Adding the automated integration test is a great thing to do, but complementing it with a human is even better.


> This is my fault, its 100% my fault.

> Often when we hit these kind of issues, as developers, we love assigning blame. Blame points my way … don’t do it again … move along nothing more to see.

I have never found this to be a constructive 'culture'. Instead of placing blame on others or feeling guilt myself, I try to see if there's a way of improving the process itself instead of relying on people not fucking up. Because that's going to happen to everyone. Bugs are still going to happen, but if the process (be it deployment, testing/QA, dev, w/e) eliminates potential points of failure, they will be less frequent and hopefully less severe.


Same here, I find that approach often poisonous, embracing and eliminating the suck is far more productive.

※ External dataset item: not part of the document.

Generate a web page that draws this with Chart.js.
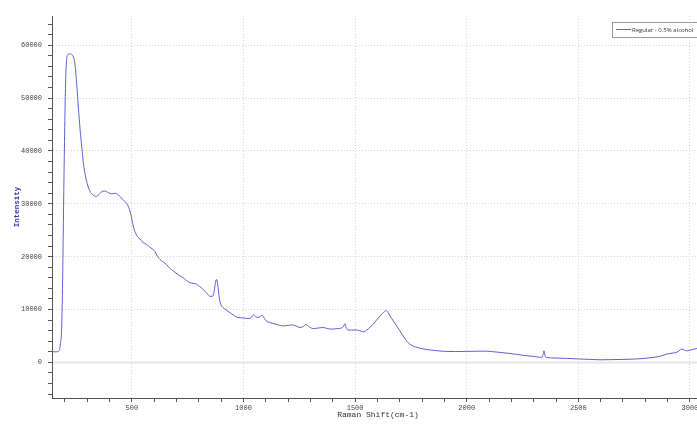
<!DOCTYPE html>
<html>
<head>
<meta charset="utf-8">
<script src="https://cdn.jsdelivr.net/npm/chart.js@4/dist/chart.umd.min.js"></script>
<style>
  html, body { margin: 0; padding: 0; overflow: hidden; background: #fff; }
  #wrap { position: relative; width: 710px; height: 433px; }
</style>
</head>
<body>
<div id="wrap"><canvas id="c"></canvas></div>
<script>
// Raman spectrum: shift (cm-1) and measured intensity
const ramanShift = [
  142, 160, 172, 180, 185, 189, 192, 196, 200, 203, 207, 212, 222, 232, 240, 246, 252, 260, 268, 275,
  282, 289, 300, 312, 325, 342, 355, 370, 379, 395, 409, 425, 439, 460, 483, 495, 506, 518, 530, 550,
  566, 590, 603, 615, 625, 640, 655, 670, 685, 710, 730, 750, 767, 790, 805, 820, 835, 850, 861, 868,
  873, 879, 884, 888, 893, 899, 916, 930, 946, 960, 975, 1000, 1020, 1035, 1045, 1055, 1065, 1075, 1085, 1094,
  1102, 1118, 1147, 1178, 1200, 1215, 1235, 1253, 1268, 1280, 1295, 1312, 1335, 1357, 1375, 1395, 1420, 1439, 1447, 1454,
  1460, 1466, 1485, 1499, 1520, 1536, 1552, 1566, 1580, 1596, 1612, 1626, 1638, 1647, 1656, 1670, 1686, 1700, 1715, 1730,
  1745, 1765, 1790, 1810, 1835, 1870, 1900, 1950, 2000, 2040, 2074, 2110, 2149, 2190, 2224, 2260, 2298, 2325, 2336, 2342,
  2346, 2350, 2356, 2400, 2447, 2500, 2550, 2597, 2650, 2700, 2746, 2790, 2836, 2870, 2896, 2920, 2940, 2955, 2963, 2975,
  2985, 3010, 3031, 3063
];
const intensity = [
  2000, 2000, 2100, 3500, 6300, 14000, 23300, 36000, 47000, 53000, 57000, 58200, 58400, 58200, 57500, 56000, 53000, 48400, 44000, 40900,
  38000, 35900, 33800, 32400, 31700, 31400, 31900, 32400, 32400, 32100, 31900, 32000, 31700, 30800, 29600, 28000, 25800, 24300, 23600, 22700,
  22300, 21500, 21000, 20000, 19500, 19000, 18500, 17800, 17300, 16500, 16000, 15300, 15000, 14800, 14300, 13800, 13100, 12500, 12500, 13300,
  14800, 15700, 14800, 13500, 11800, 10900, 10100, 9700, 9200, 8800, 8500, 8400, 8300, 8500, 9000, 8600, 8500, 8700, 8900, 8300,
  7850, 7550, 7200, 6900, 7000, 7100, 6900, 6600, 6800, 7150, 6700, 6400, 6500, 6600, 6400, 6300, 6400, 6500, 6700, 7300,
  6600, 6150, 6100, 6150, 6000, 5800, 6100, 6600, 7200, 8000, 8800, 9400, 9800, 9500, 8800, 7900, 6900, 6000, 5000, 4100,
  3450, 3000, 2700, 2500, 2350, 2200, 2080, 2050, 2080, 2100, 2130, 2050, 1890, 1700, 1510, 1300, 1130, 980, 940, 1500,
  2200, 1400, 940, 820, 750, 650, 560, 490, 520, 560, 620, 720, 940, 1200, 1570, 1750, 1890, 2300, 2510, 2300,
  2190, 2400, 2640, 2800
];
const seriesLabel = 'Regular - 0.5% alcohol';

// axis ranges and tick spacing
const xRange = [142, 3063];
const yRange = [-6740, 65540];
const xMajor = 500, xMinor = 100;
const yMajor = 10000, yMinor = 2000;

const lineColor = 'rgb(96, 96, 208)';
const axisColor = '#555';
const gridColor = '#d6d6d6';
const monoFamily = '"Liberation Mono", "DejaVu Sans Mono", monospace';
const tickFont = { family: monoFamily, size: 7 };

function stepTicks(step) {
  return function (scale) {
    const out = [];
    for (let v = Math.ceil(scale.min / step) * step; v <= scale.max; v += step) out.push({ value: v });
    scale.ticks = out;
  };
}

// light solid line at zero intensity, under the spectrum
const zeroLine = {
  id: 'zeroLine',
  beforeDatasetsDraw(chart) {
    const { ctx, chartArea, scales } = chart;
    const y = scales.y.getPixelForValue(0);
    ctx.save();
    ctx.strokeStyle = '#e6e6e6';
    ctx.lineWidth = 2;
    ctx.beginPath();
    ctx.moveTo(chartArea.left + 1, y);
    ctx.lineTo(chartArea.right, y);
    ctx.stroke();
    ctx.restore();
  }
};

// boxed legend in the top-right corner of the plot
const boxLegend = {
  id: 'boxLegend',
  afterDraw(chart) {
    const { ctx, chartArea } = chart;
    const ds = chart.data.datasets[0];
    const left = chartArea.right - 92, top = chartArea.top + 6, w = 90, h = 15;
    ctx.save();
    ctx.fillStyle = '#fff';
    ctx.fillRect(left, top, w, h);
    ctx.strokeStyle = '#9a9a9a';
    ctx.lineWidth = 1;
    ctx.strokeRect(left + 0.5, top + 0.5, w, h);
    ctx.strokeStyle = ds.borderColor;
    ctx.beginPath();
    ctx.moveTo(left + 4, top + 7.5);
    ctx.lineTo(left + 19, top + 7.5);
    ctx.stroke();
    ctx.fillStyle = '#333';
    ctx.font = '6px "Open Sans", "Liberation Sans", sans-serif';
    ctx.textBaseline = 'middle';
    ctx.fillText(ds.label, left + 20, top + 8);
    ctx.restore();
  }
};

new Chart(document.getElementById('c'), {
  type: 'line',
  data: {
    datasets: [{
      label: seriesLabel,
      data: ramanShift.map((x, i) => ({ x, y: intensity[i] })),
      borderColor: lineColor,
      borderWidth: 1,
      pointRadius: 0,
      fill: false,
      cubicInterpolationMode: 'monotone'
    }]
  },
  options: {
    responsive: true,
    maintainAspectRatio: false,
    animation: false,
    layout: { padding: { top: 16, right: 6, left: 0, bottom: 0 } },
    plugins: { legend: { display: false }, tooltip: { enabled: false } },
    scales: {
      x: {
        type: 'linear',
        min: xRange[0],
        max: xRange[1],
        afterBuildTicks: stepTicks(xMinor),
        afterFit(s) { s.height = 35; },
        ticks: {
          autoSkip: false, maxRotation: 0, padding: 2,
          color: '#444', font: tickFont,
          callback: v => (v % xMajor === 0 ? String(v) : '')
        },
        grid: {
          color: c => (c.tick && c.tick.value % xMajor === 0 ? gridColor : 'rgba(0,0,0,0)'),
          lineWidth: 1,
          tickLength: 4,
          tickColor: axisColor
        },
        border: { color: axisColor, width: 1, dash: [1, 2] },
        title: {
          display: true,
          text: 'Raman Shift(cm-1)',
          color: '#333',
          font: { family: monoFamily, size: 8 },
          padding: { top: 0, bottom: 13 }
        }
      },
      y: {
        type: 'linear',
        min: yRange[0],
        max: yRange[1],
        afterBuildTicks: stepTicks(yMinor),
        afterFit(s) { s.width = 52; },
        ticks: {
          autoSkip: false, padding: 6,
          color: '#444', font: tickFont,
          callback: v => (v % yMajor === 0 ? String(v) : '')
        },
        grid: {
          color: c => (c.tick && c.tick.value % yMajor === 0 && c.tick.value !== 0 ? gridColor : 'rgba(0,0,0,0)'),
          lineWidth: 1,
          tickLength: 4,
          tickColor: axisColor
        },
        border: { color: axisColor, width: 1, dash: [1, 2] },
        title: {
          display: true,
          text: 'Intensity',
          color: '#3a3aa8',
          font: { family: monoFamily, size: 7.5, weight: 'bold' },
          padding: { top: 13, bottom: 0 }
        }
      }
    }
  },
  plugins: [zeroLine, boxLegend]
});
</script>
</body>
</html>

Don't get me wrong, I get that PhantomJS and CasperJS are nice. But isn't it an issue that you're only actually running your tests on one engine? That's the cookie that keeps me with Selenium; although I'm eager to try out Browserling as well :)

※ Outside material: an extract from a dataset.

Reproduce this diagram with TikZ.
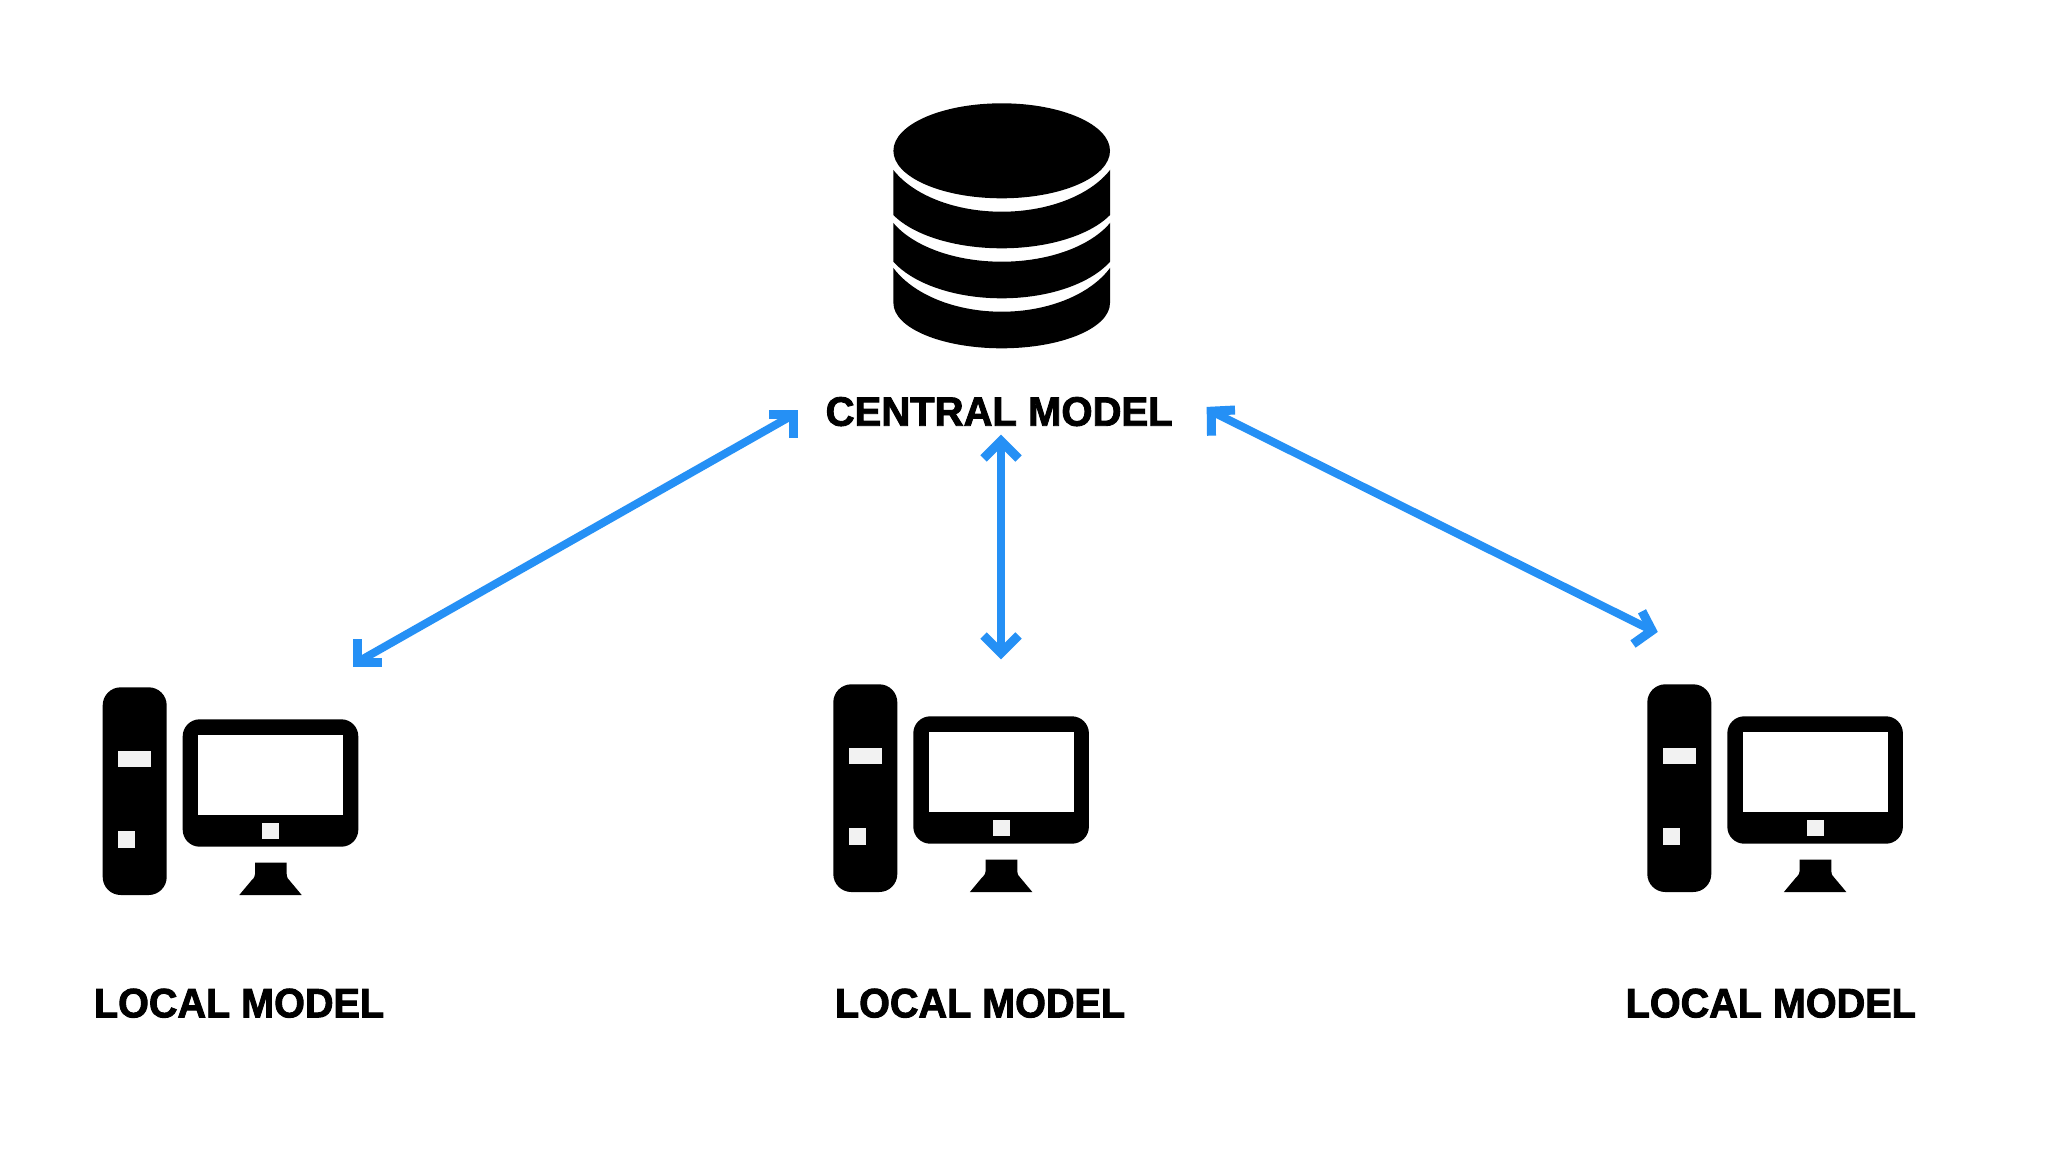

Isn't that what QA is for? My team is lucky enough to have a dedicated tester that has to approve every build in test and staging before we're allowed to deploy to production. It can be a pain but it does catch a lot of sloppy code.

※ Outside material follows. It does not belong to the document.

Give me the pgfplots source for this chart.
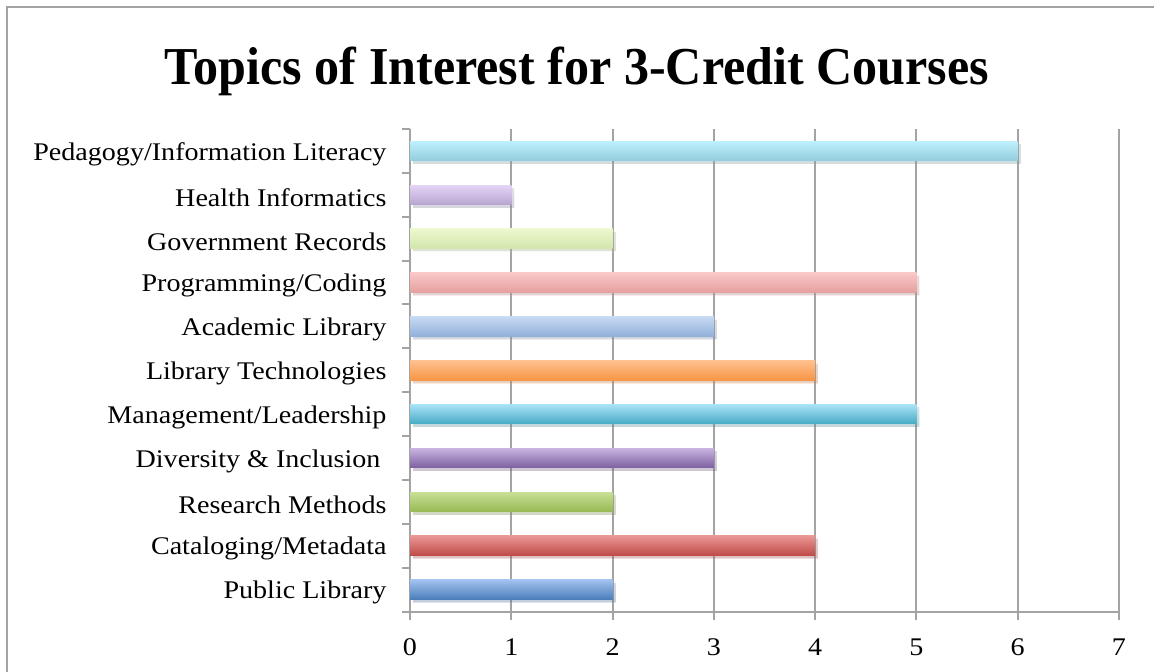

I wonder what this does to the mindset/culture of the team knowing that "the tester will catch it". Does this lead to lots of sloppy code that the tester now has to catch? Vs not having the tester and having a mindset that "I better make sure my stuff works". Obviously there's a balance that must be met, but this is something we've debated at my current job. Thoughts?


I think people are going to try to avoid the tester experiencing errors. Why would anybody write something badly if it’s just going to come back to them in a couple of hours as wrong? But any half-decent culture is probably already thinks this way.


It is likely to be way cheaper and way more thorough to have a slew of automated tests... by no means I am saying fire all QA and automated them, but being able to run 10000 ui tests in one hour has some major advantages.


So you didnt run your selenium tests / phantom tests against your staging environment before deploying to production?

That is testing 101...

Having a smoke test is still usefull because often you dont want to wait for those automated test to complete.